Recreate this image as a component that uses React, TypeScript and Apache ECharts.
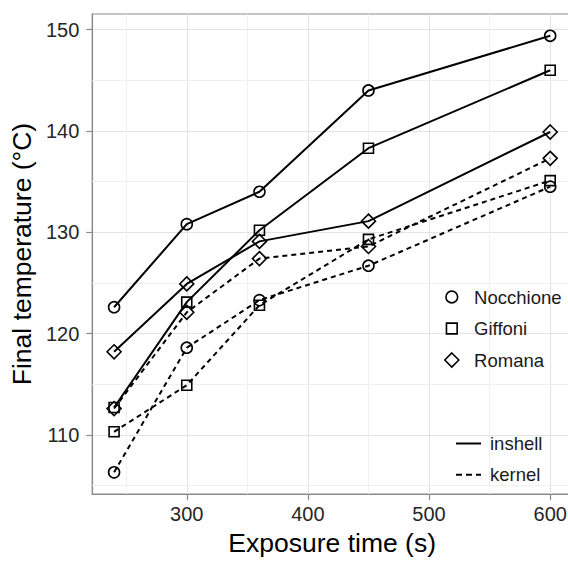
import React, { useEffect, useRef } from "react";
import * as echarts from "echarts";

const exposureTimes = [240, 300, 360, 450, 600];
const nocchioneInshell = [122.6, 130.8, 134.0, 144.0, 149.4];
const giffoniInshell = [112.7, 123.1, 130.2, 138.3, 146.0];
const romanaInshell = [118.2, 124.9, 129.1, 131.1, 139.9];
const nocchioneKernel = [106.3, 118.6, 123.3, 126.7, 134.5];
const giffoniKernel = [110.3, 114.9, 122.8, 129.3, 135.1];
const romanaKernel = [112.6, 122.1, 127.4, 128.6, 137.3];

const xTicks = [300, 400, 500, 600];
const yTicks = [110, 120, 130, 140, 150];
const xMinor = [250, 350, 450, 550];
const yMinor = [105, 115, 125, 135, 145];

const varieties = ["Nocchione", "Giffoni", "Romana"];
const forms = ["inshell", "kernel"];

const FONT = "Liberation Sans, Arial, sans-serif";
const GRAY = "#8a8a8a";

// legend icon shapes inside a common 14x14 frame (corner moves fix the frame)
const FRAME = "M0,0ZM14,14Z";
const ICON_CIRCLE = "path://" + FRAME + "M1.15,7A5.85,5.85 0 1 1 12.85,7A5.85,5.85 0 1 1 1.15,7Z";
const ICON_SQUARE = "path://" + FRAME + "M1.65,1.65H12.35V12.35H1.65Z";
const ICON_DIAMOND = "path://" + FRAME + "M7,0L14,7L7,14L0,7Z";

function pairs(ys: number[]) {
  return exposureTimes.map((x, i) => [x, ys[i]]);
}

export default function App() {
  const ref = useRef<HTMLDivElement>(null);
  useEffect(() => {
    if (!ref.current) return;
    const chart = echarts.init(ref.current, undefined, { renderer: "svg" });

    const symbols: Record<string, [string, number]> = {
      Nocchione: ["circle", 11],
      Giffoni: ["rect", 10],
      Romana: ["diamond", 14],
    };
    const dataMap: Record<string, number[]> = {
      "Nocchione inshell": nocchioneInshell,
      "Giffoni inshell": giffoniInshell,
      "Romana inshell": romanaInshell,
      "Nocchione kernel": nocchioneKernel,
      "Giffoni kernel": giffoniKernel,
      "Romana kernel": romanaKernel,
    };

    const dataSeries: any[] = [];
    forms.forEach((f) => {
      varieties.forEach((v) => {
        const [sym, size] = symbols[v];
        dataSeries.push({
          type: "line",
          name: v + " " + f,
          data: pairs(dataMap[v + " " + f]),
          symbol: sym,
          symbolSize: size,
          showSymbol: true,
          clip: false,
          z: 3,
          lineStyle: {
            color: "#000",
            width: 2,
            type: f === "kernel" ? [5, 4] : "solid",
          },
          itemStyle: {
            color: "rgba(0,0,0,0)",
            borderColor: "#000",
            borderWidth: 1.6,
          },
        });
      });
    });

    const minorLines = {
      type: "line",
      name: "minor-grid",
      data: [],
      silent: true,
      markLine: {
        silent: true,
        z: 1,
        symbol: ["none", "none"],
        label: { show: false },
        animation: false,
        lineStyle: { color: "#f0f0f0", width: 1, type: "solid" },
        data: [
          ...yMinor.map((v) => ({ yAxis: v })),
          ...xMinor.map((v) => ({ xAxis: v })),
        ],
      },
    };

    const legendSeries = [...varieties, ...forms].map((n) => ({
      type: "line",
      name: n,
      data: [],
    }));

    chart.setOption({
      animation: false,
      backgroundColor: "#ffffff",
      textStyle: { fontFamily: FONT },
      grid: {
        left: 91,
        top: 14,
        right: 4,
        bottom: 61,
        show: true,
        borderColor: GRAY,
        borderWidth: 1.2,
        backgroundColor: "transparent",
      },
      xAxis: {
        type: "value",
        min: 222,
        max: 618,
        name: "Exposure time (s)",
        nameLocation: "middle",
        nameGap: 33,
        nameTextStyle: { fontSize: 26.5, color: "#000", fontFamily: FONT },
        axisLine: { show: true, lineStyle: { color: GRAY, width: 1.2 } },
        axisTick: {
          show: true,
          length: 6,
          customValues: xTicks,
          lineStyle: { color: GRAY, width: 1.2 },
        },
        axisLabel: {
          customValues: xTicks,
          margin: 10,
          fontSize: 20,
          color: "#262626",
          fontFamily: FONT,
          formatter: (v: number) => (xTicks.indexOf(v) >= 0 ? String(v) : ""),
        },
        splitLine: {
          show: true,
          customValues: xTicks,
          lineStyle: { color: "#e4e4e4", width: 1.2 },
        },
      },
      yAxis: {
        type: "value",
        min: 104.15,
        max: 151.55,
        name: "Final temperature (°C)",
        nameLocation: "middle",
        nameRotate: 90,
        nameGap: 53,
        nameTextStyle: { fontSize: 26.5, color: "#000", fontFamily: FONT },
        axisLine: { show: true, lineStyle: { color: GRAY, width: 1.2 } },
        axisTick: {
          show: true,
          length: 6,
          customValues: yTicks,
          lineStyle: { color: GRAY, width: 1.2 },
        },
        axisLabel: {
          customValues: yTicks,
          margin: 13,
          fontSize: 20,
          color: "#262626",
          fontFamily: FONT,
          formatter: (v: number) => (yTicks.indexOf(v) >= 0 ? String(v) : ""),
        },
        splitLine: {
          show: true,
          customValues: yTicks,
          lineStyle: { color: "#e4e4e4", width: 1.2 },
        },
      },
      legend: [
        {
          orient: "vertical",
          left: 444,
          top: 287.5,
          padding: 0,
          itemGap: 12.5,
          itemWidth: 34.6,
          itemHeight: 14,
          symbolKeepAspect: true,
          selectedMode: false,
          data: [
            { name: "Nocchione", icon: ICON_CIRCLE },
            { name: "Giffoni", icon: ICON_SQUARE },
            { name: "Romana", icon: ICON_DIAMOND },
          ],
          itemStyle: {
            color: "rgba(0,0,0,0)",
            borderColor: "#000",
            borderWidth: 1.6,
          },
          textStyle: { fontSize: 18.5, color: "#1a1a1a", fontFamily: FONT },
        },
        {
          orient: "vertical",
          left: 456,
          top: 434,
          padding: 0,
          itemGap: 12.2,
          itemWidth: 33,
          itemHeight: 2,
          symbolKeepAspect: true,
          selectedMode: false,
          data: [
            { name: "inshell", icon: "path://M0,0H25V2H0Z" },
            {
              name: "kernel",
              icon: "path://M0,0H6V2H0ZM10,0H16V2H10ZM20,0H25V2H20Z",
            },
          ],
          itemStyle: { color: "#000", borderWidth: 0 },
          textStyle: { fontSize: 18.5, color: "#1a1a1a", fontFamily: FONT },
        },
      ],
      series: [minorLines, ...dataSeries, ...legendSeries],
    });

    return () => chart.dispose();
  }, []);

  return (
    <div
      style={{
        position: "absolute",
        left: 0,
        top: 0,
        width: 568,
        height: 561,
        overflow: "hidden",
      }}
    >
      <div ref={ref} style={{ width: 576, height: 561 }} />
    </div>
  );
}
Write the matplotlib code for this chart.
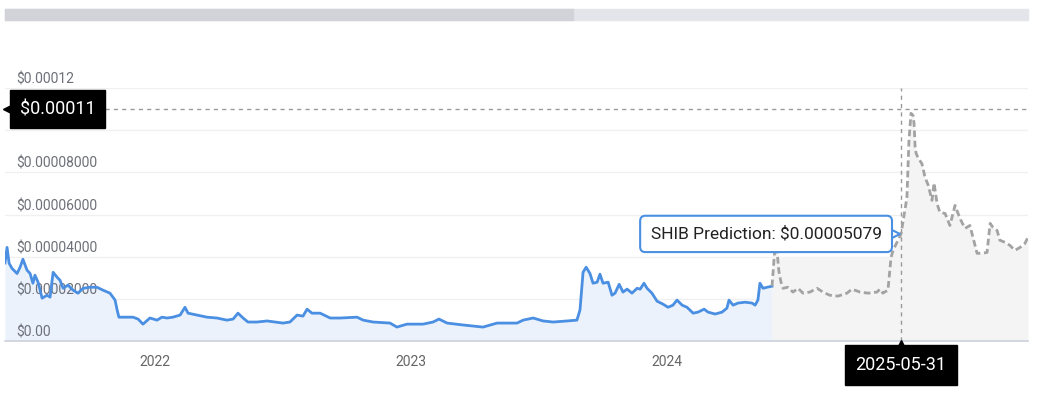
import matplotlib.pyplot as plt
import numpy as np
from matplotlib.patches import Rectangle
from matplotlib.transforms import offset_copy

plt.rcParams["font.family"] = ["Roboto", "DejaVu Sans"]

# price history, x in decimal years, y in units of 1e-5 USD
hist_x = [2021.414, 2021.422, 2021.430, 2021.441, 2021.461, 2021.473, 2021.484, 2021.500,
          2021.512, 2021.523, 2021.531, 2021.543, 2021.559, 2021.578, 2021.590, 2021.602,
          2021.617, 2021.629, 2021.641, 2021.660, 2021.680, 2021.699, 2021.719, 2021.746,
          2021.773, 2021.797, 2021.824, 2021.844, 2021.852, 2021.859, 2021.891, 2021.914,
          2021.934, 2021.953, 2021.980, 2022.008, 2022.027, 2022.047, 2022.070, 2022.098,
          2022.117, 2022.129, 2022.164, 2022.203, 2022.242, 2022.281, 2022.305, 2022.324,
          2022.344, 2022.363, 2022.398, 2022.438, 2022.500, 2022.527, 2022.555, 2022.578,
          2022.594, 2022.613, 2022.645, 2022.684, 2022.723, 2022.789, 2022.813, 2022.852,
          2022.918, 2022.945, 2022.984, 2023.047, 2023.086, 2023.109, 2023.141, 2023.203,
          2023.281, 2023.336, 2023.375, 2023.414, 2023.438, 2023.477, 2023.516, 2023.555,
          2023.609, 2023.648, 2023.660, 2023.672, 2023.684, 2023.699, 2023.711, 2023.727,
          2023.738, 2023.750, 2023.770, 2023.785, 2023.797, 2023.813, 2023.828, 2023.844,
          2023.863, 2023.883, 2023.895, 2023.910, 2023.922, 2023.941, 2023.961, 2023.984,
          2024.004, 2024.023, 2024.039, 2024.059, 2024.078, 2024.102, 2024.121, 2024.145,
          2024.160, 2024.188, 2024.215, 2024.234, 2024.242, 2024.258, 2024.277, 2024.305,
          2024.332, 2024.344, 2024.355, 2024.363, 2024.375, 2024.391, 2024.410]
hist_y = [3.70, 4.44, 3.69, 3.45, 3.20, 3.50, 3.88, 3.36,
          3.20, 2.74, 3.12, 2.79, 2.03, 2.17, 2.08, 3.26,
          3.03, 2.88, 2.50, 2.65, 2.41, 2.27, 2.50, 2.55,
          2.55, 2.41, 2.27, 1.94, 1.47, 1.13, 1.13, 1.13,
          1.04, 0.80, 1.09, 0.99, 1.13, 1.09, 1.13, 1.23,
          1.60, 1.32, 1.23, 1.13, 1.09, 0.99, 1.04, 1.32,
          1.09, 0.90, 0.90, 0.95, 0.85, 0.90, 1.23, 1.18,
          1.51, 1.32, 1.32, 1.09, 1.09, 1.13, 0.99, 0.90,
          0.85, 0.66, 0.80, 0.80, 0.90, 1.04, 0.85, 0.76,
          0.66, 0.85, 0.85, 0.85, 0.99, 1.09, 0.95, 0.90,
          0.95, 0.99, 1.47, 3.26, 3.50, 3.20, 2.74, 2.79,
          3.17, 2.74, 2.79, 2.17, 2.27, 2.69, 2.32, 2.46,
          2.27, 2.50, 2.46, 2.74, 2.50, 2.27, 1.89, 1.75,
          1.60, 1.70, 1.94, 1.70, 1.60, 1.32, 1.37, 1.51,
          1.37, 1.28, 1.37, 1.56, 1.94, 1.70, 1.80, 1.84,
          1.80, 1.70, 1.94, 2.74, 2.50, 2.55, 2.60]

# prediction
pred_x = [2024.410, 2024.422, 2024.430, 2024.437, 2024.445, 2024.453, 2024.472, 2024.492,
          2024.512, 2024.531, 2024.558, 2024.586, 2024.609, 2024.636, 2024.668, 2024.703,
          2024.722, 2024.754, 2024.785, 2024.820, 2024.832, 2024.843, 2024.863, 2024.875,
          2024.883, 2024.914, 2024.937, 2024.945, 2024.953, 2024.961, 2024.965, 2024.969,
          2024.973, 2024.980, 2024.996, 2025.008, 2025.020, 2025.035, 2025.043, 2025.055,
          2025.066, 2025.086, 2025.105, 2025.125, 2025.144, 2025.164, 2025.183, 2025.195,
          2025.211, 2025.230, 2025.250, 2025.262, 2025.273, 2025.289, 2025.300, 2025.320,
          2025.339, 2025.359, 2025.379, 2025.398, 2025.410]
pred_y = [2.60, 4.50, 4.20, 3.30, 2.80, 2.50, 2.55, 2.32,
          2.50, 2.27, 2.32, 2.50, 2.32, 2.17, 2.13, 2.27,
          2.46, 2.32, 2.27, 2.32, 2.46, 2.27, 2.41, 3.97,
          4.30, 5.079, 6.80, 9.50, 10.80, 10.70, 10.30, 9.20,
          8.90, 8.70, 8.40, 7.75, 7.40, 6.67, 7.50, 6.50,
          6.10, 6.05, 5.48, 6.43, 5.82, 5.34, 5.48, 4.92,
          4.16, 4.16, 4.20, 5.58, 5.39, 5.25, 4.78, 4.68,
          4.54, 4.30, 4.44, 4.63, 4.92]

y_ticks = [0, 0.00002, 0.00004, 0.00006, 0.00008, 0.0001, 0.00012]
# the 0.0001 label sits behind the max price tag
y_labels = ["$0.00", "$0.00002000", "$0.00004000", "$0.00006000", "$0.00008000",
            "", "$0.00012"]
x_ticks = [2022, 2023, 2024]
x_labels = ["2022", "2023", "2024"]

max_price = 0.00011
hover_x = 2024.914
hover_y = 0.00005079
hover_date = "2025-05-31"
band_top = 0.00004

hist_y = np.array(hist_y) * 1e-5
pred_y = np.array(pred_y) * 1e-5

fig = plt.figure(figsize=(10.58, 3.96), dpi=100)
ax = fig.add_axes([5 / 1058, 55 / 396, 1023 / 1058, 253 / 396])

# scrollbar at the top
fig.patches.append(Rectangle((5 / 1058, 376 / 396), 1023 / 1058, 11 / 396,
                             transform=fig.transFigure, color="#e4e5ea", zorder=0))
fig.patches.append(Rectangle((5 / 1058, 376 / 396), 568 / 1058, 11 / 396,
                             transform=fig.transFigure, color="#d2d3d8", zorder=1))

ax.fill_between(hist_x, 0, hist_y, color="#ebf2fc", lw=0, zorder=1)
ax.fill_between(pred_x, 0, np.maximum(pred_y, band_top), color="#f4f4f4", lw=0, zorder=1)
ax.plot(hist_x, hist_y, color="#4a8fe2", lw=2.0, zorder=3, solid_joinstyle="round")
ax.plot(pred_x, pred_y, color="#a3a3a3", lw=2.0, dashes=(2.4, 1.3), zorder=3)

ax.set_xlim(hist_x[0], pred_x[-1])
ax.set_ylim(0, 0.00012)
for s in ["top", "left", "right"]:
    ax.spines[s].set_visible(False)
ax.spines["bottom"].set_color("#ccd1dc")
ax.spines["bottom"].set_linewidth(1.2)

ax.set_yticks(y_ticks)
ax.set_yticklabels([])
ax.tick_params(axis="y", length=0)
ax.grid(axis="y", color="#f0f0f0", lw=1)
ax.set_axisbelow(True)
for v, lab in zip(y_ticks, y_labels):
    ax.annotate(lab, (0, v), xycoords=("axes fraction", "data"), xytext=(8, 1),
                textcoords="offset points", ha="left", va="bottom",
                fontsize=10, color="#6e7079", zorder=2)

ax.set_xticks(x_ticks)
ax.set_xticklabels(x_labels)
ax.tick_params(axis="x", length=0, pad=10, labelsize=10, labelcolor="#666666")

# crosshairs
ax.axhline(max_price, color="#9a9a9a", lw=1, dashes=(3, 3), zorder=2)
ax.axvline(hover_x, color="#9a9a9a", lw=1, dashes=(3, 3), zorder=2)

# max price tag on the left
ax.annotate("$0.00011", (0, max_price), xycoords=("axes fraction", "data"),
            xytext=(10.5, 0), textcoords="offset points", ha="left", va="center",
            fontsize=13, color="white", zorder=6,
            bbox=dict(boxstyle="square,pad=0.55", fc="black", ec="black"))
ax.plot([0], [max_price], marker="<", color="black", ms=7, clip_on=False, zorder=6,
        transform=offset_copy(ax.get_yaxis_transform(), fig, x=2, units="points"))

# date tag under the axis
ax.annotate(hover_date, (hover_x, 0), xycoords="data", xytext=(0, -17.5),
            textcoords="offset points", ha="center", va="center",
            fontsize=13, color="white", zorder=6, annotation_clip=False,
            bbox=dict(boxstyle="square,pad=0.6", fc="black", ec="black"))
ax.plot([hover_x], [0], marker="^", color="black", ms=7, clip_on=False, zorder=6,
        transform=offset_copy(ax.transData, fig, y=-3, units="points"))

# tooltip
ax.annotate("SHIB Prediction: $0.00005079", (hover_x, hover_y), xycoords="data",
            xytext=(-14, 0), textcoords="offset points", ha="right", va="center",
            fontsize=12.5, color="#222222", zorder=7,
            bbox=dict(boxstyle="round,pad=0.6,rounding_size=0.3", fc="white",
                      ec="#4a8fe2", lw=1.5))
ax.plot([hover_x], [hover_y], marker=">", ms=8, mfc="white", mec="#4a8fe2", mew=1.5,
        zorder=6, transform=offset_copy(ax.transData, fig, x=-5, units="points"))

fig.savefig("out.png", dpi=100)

**PROBLEM STATEMENT**
Copy, word for word, the entries above from the first line to the line that holds "import * as". Drop the pictures.

**TASK ANSWER**
Recreate this image as a component that uses React, TypeScript and Apache ECharts.
import React, { useEffect, useRef } from "react";
import * as echarts from "echarts";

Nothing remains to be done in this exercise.